Cet « euro digital » pourrait correspondre à la mise à disposition des citoyens et des entreprises de monnaie « banque centrale », jusque-là réservée aux seules banques commerciales : « un euro digital serait introduit à côté du cash, il ne le remplacerait pas. » Il ne s’agirait donc pas d’une monnaie parallèle et cet euro digital serait convertible à la parité avec de la monnaie physique : par exemple, 10 euros digitaux détenus sur un compte par un particulier à la banque centrale pourraient être convertis en un billet de 10 euros.
Un certain nombre de travaux préparatoires restent encore à réaliser. Comme le souligne le rapport de la BCE sur l’euro digital, ce dernier pourrait poser un certain nombre de problèmes pour les banques dans l’hypothèse où les épargnants transformeraient massivement leurs dépôts dans les banques en monnaie banque centrale (par exemple en cas de crise économique et/ou financière) : cela pourrait augmenter le coût de financement des banques, et par ricochet les taux d’intérêt des prêts bancaires.
Sur le sujet, la banque centrale chinoise (PBoC) apparait en pointe parmi les grandes banques centrales avec le lancement de plusieurs expérimentations. Lors de l’une d’entre elles, en 2020, 2 milliards de yuans (équivalent de 300 millions de dollars) ont été dépensés, pour 4 millions de transactions. Le gouverneur de la PBoC Yi Gang a expliqué qu’il envisageait une coexistence de la monnaie physique et de la monnaie digitale mais qu’il restait à créer un cadre pour cela. La PBoC envisage un déploiement nettement plus massif du « yuan digital » lors des Jeux olympiques de Pékin en 2022.
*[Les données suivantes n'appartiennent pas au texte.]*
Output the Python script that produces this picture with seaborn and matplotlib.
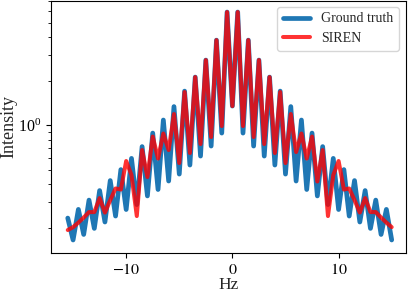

La monnaie et son utilisation ont évolué sans cesse au fil du temps. Comme l’économie, elle se digitalise et cette tendance devrait se poursuivre avec la popularisation des applications de paiement et l’avènement des monnaies digitales émises par les grandes banques centrales. Les développements du yuan digital seront à suivre avec une attention particulière, la PBoC ayant pris de l’avance par rapport à la Fed et la BCE.